The training of the students’ mind, energy and thoughts should be just as important as the music itself if not more so. We as educators need to take the time and initiative to give our young musicians the chance to be mentally ready for what we expect them to handle. Some examples of this might be:
1. sitting still in class
2. not bringing phones to rehearsal
3. what to do when you finish a repetition
4. using a pencil to write things in the music (without being told when to do so)
5. how to stay focused when someone enters the room
These are just some small examples of things that can be taken for granted that students should be able to do, but no-one has ever taken the time to teach it just as you would the notes and dynamics. It may be different depending on what you teach and what the expectations are for your class.

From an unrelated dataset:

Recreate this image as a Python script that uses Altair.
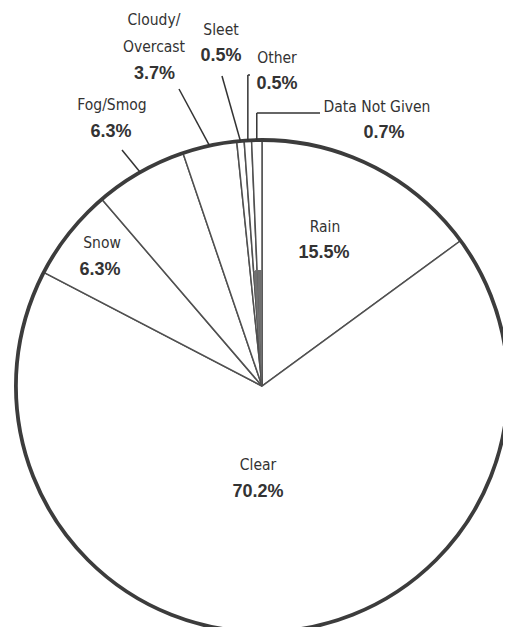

I had a student ask me “How do I practice at home?” What a great question!
This is an example of a student coming to me and asking for me to teach them what I took for granted they already knew. This student was begging to be better. Some students may be this far along, but others may be longing for the training of just how to expect more from themselves. Whatever it is that you want out of your students, break down your thought process and then teach your young musicians to think the same way. Whatever it is, If you want it, Teach it.
Do you have an example of an “If you want it, teach it” moment?